European Cio Association - Die E-Competence-Matrix
Die europäische CIO-Interessenvertretung hat ihre Mitglieder gefragt: Welche Kompetenzen braucht ein IT-Manager? Sieben Disziplinen schälten sich heraus: |
Strategie und Innovation |
Geschäftsstrategie in strategische IT-Vorhaben übersetzen |
Architektur |
Informationsarchitektur festlegen und unterhalten |
Demand-Management |
IT-Portfolio pflegen, Service-Levels definieren und steuern |
Global-Sourcing-Mgmt. |
Sourcing-Strategie entwickeln, Anbieter steuern, IT-Einkauf |
Projektauslieferung |
Entwicklung und Tests, Schulungen, Change |
Support |
IT-Betrieb und Support-Management |
Qualität, Risiko, Compliance |
IT-Prozesse und -Organisation, Governance, gesetzliche Regelungen, Risiko- und Qualitäts-Management |
Bald auch Fortbildung fürs IT-Team
Und der Executive MBA in Corporate Information Management soll nach den Vorstellungen der in dem europäischen CIO-Verband organisierten IT-Chefs die Latte setzen für das, was das Job-Profil eines CIOs ausmacht. "Abgesehen von separaten Fach- und Management-Seminaren zu einzelnen Themen lernt ein CIO das, was seine Arbeit und Erfolg ausmacht, bisher ja größtenteils im ,Training on the Job, - obwohl Themen wie Sourcing, Business-Strategie und IT-Governance nicht nur komplex sind, sondern auch eine sehr starke Abhängigkeiten voneinander haben", sagt Bayer-CIO Daniel Hartert.

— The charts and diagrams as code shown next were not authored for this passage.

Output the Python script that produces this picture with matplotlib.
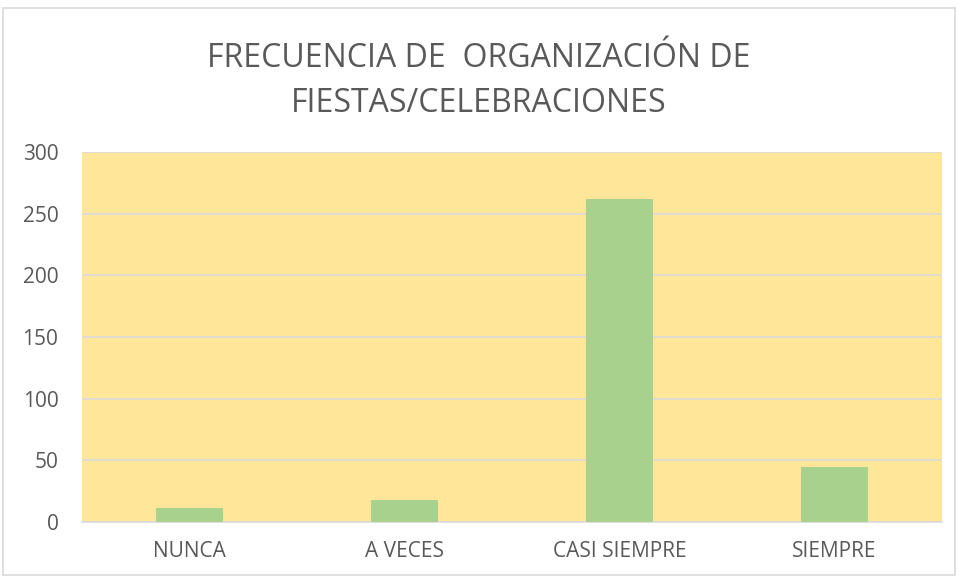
import matplotlib
matplotlib.use("Agg")
import matplotlib.pyplot as plt
from matplotlib.patches import Rectangle

categories = ["NUNCA", "A VECES", "CASI SIEMPRE", "SIEMPRE"]
values = [11, 18, 262, 45]
yticks = [0, 50, 100, 150, 200, 250, 300]
title = "FRECUENCIA DE  ORGANIZACIÓN DE\nFIESTAS/CELEBRACIONES"

plt.rcParams['font.family'] = ['Open Sans', 'DejaVu Sans']

fig = plt.figure(figsize=(9.58, 5.78), dpi=100)
fig.patch.set_facecolor("white")
ax = fig.add_axes([82/958, 1-522/578, 860/958, 370/578])
ax.set_facecolor("#FFE699")

x = range(len(categories))
ax.bar(x, values, width=0.31, color="#A9D18E", zorder=3)
ax.set_xlim(-0.5, len(categories) - 0.5)
ax.set_ylim(0, 300)
ax.set_yticks(yticks)
ax.set_xticks(list(x))
ax.set_xticklabels(categories)
ax.grid(axis="y", color="#D9D9D9", linewidth=1.2, zorder=1)
for s in ["top", "right", "left"]:
    ax.spines[s].set_visible(False)
ax.spines["bottom"].set_color("#D9D9D9")
ax.spines["bottom"].set_linewidth(1.2)
ax.tick_params(axis="both", length=0, labelsize=15, colors="#595959")
ax.tick_params(axis="x", pad=14)
ax.tick_params(axis="y", pad=17)

fig.text(0.5, 1 - 81/578, title, ha="center", va="center", fontsize=23,
         color="#595959", linespacing=1.5)

fig.patches.append(Rectangle((3/958, 3/578), 952/958, 1 - 11/578, transform=fig.transFigure,
                             fill=False, edgecolor="#D9D9D9", linewidth=1.2))

fig.savefig("out.png", dpi=100)
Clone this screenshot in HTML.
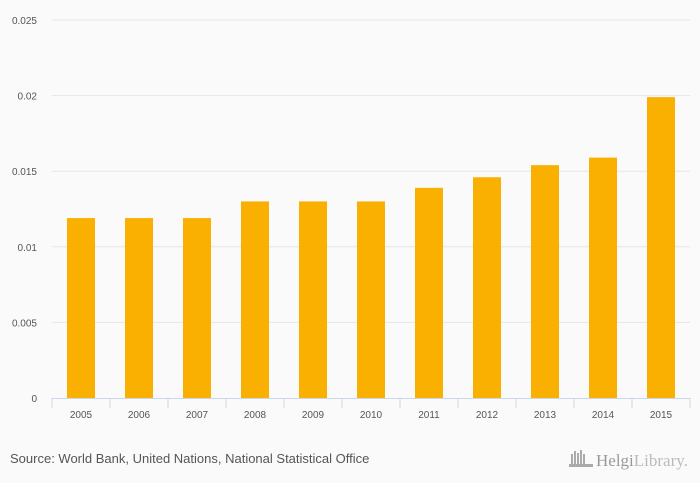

Er engagiert sich im neu gegründeten deutschen CIO-Netzwerk "Voice" für das Thema Aus- und Weiterbildung. Für Hartert füllen die über die European CIO Association angebotenen Programme eine Lücke. Auch bei Bayer Business Services, der von ihm geleiteten IT-Tochter des Leverkusener Konzerns, gebe es Führungskräfte, die von den neuen Weiterbildungsangeboten profitieren könnten, sagt Hartert.
Bei "Voice" will Hartert eine Arbeitsgruppe schaffen, die sich über das Program Review Board gemeinsam mit den Hochschulen in die Ausbildungsinhalte einbringt. "Darüber sollen auch CIO-Kollegen als Referenten für die praxisnahen Bausteine des Programms gewonnen werden", sagt Hartert.
Längerfristiges Ziel der European CIO Association ist es, neben Professional Programmes und MBA einzelne Module der Programme als Fortbildung anzubieten. Auch sie werden die Themen der E-Competence-Matrix abdecken und sich an die breite Belegschaft in den IT-Abteilungen richten.